Here in rural Indiana, one former Catholic—a bitter former Catholic at that, one who left the SOW OF ROME in spiritual turmoil when it became clear that his Vatican hierarchy had nothing to say about the campaign of sodomy that his priesthood was systematically waging against little boys in the parishes of the world—found himself obsessively replaying YouTube clips of the collapse of the cathedral’s spire. He found himself, too, slobbering into his sleeve, wailing in misery, blowing huge ropes of snot into a succession of handkerchiefs while Mother, attentive to her wifely duties, busied herself on her knees under the desk at which he sat, rubbing his feet.

He, of course, is none other than yours truly, Harris—moi-même. And lest you think that I’m getting sentimental, consider that an outpost of a corrupt and sexually deviant Vatican is the least of the things that Notre Dame has been. It’s also been the psychic center of the great French nation, which even today measures all distances throughout France, including its overseas départements, by how far they sit from the Cathedral in its ancient position on the Île de la Cité. It’s been an artistic marvel: a fine artifact of the High Gothic, even if not quite in the same league as the cathedral at Rouen. And it’s been a warehouse of objects sacred to the French, or that used to be sacred to the French, including the crown of thorns acquired by Louis IX, hallowed St.
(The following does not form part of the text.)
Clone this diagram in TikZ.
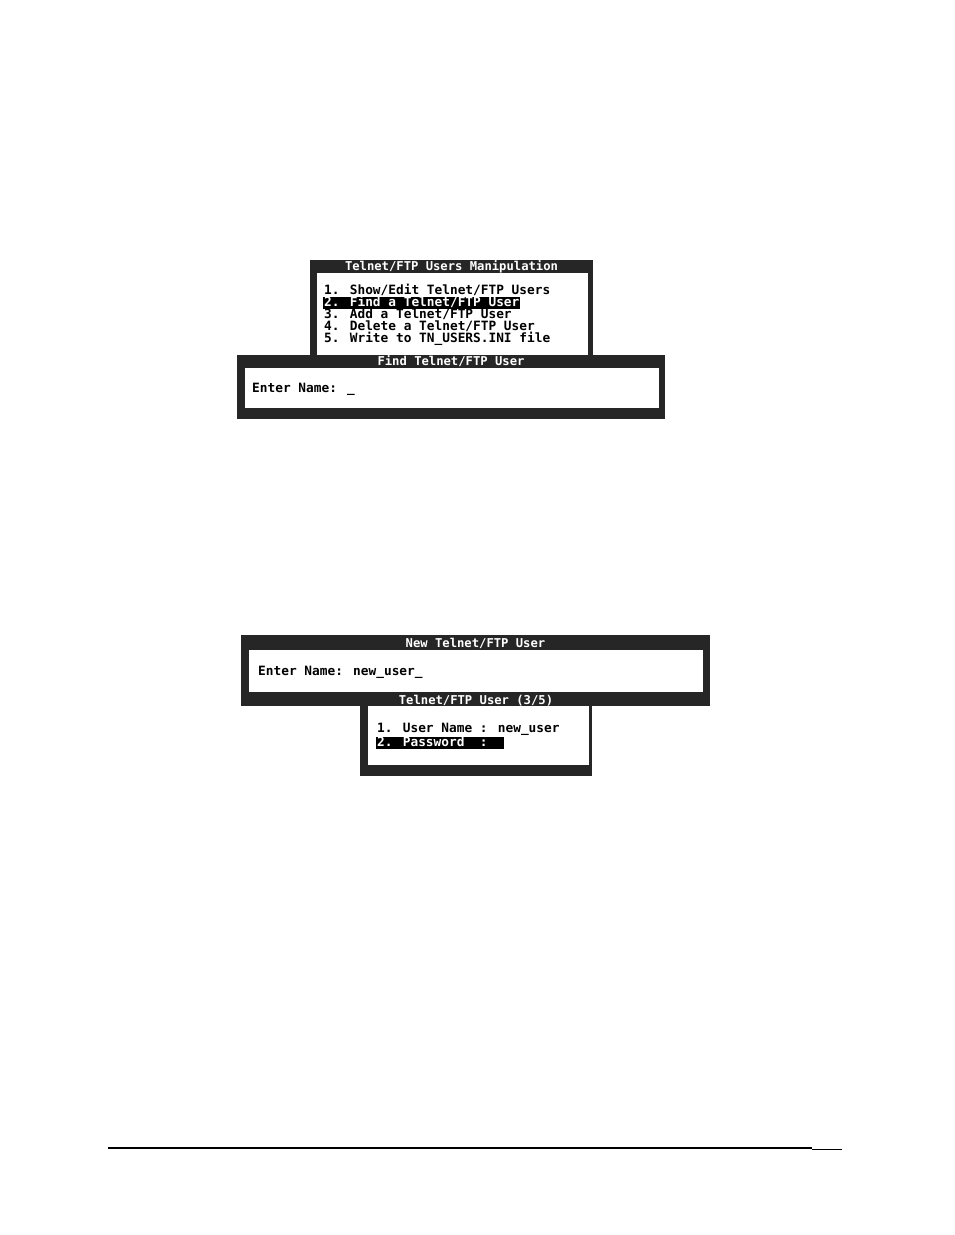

Louis himself, and the wonderful rose windows of the eastern facade.

For those of us who revere France as, historically, that nation second in sublimity and cultural attainment only to the Great Russian, to watch the mighty cathedral fall was a trial indeed.

And all the more so for the symbolism of the fall. A contemporary France that has given itself over to secularism and impiety; that has traded its Catholicism for idolatry at the triune altar of Liberalism, Sodomy, and the Market; the elite of which has presided over the replacement of its native-born population with millions of Mohammedens from the Maghreb—such a nation might well find itself symbolized by the flaming holocaust of the cathedral.

Yes, by midnight on the evening of the 15th, the symbolic ritual had been played out: France was dead. Europe was dead. Civilization itself was, after a long and miserable decrepitude, dead.

And then, shining in the smoking ruins of the altar was a miracle, an Easter Week miracle—THE CROSS, THE CROSS! 

At this point, seeing the above photograph on my computer monitor, I fell to the floor to kneel amidst my own phlegm, and, making the sign of THE CROSS, clasped my hands together with Mother’s, bidding her recite with me that prayer that she and I, as Catholics, once loved so well. Together we intoned: 

O God, 

Who didst will to hallow the standard of the life-giving Cross by the Precious Blood of Thine only-begotten Son; 

Grant, we beseech Thee, that they who rejoice in honoring the same holy Cross may rejoice also in Thine ever-present protection. 

Through the same Christ our Lord.

Amen. Amen. Amen.

No, I have no plans to leave the perfections of Russian Orthodoxy and return to Rome. But it seems to me that the French, witnessing, on that day of conflagration, the workings of His grace, culminating in the MIRACLE OF THE HOLY CROSS, will be tempted towards their redemption.

Yes, take it from the optimist Harris: that moment when THE CROSS was revealed by the beam of light shining through the breached roof of the Notre Dame ambulatory will stand as the moment at which a once-noble but now fallen French nation begins its rebaptism into the Catholicism it had, it thought, so thoroughly discarded.

France is saved! France is saved! France is saved for the Cross!

And we Russian Orthodox, in that spirit of ecumenicism that must result from the apprehension of the miraculous, join with our Catholic brethren in a Paschal chant: O He shall be risen!O He shall be risen!O He shall be risen!